Custom-designed to meet particular disabilities, these vehicles will both serve the disabled better and frankly be not that useful for others. As such, regimes that require adapting all vehicles to handle both types of customers may have the right spirit, but provide inferior service.
Another key benefit of robotaxi service for the disabled will be the low price. Reduced job prospects drive many with disabilities into poverty. Service that is naturally low in price will be enabling.
Equivalent service or Separate but Superior
Providing “equivalent” service is difficult with traditional taxis, particularly for smaller fleets. Robotaxis, which don’t mind waiting around because no human driver is waiting, make this easier to do. The service level of a robotaxi service is based on the density of currently unused vehicles in your area. Increase fleet size with the same demand, and service level goes up. As long as fleet size is not way overblown, so that vehicles still wear out by the mile rather than by the year, increasing fleet size is not nearly as expensive as it is for regular cars or human driven taxis.
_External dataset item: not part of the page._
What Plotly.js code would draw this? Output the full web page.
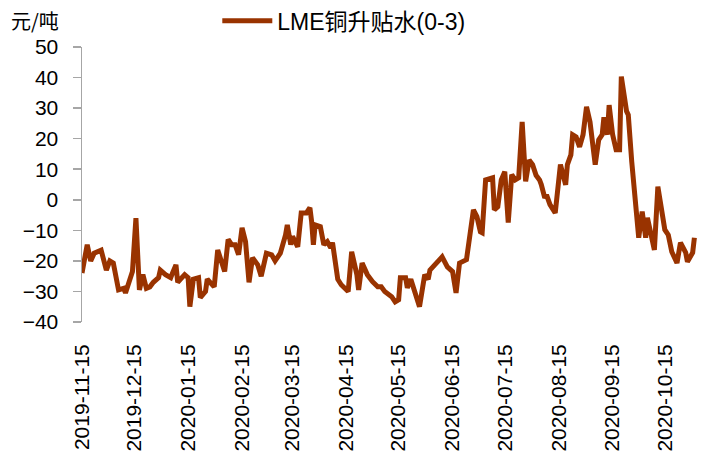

This means you can, fairly readily, offer equivalent or even superior service at a pretty reasonable cost. As long as disabled-designed vehicles are made in decent quantities to keep their costs low, the cost should be close to the cost of regular vehicles. In the public interest, regular vehicle customers might subsidize the slightly higher cost of these lower volume vehicles.
With increased fleets, service levels would generally be superior to the regular fleets, but not always. The law generally allows this, but the disabled community will need to understand a few unequal things that probably will happen:
Slightly more advanced notice of rides will often make it possible to provide service at lower cost. Regular vehicles will naturally be present on every block. Disabled vehicles might be present with less density during high use times, but the ability to reposition lets even slight advance notice do a lot.
For those in groups, it may not be easy to carry a person in a wheelchair along with several non-wheelchair passengers. This might mean the wheelchair passenger goes in their own vehicle (with videoconference link.) This is not as good, but is much more cost effective than requiring every van to have a wheelchair lift.
To increase service levels, it is likely competing companies would cooperate on serving the disabled, and pool fleets. Until the disabled become a profitable market rather than one done to meet goals of public good, companies will prefer to work together. As such if you call for an Uber, you might often get a Lyft or other small fleet car.
Low cost disabled transport may mean that accessible public transit and paratransit slowly fade. Public transit which has its own tracks will continue to be accessible as it offers a speed advantage which may not be met on the roads, but otherwise it may be much cheaper to offer private robotaxis than to make all transit accessible. This would mean a group of people might not be able to ride transit together if it’s not accessible.
Small electric vehicles may be allowed to enter buildings, dropping passengers right at elevator lobbies or other destinations.
The biggest trade-off will be the loss of social group experiences. There certainly will be buses and vans with lifts which allow groups of mixed-ability passengers to travel together, but it is unlikely these would be so common as to offer the same service level as ordinary vans. With advance notice of just 10 minutes, they could probably be available.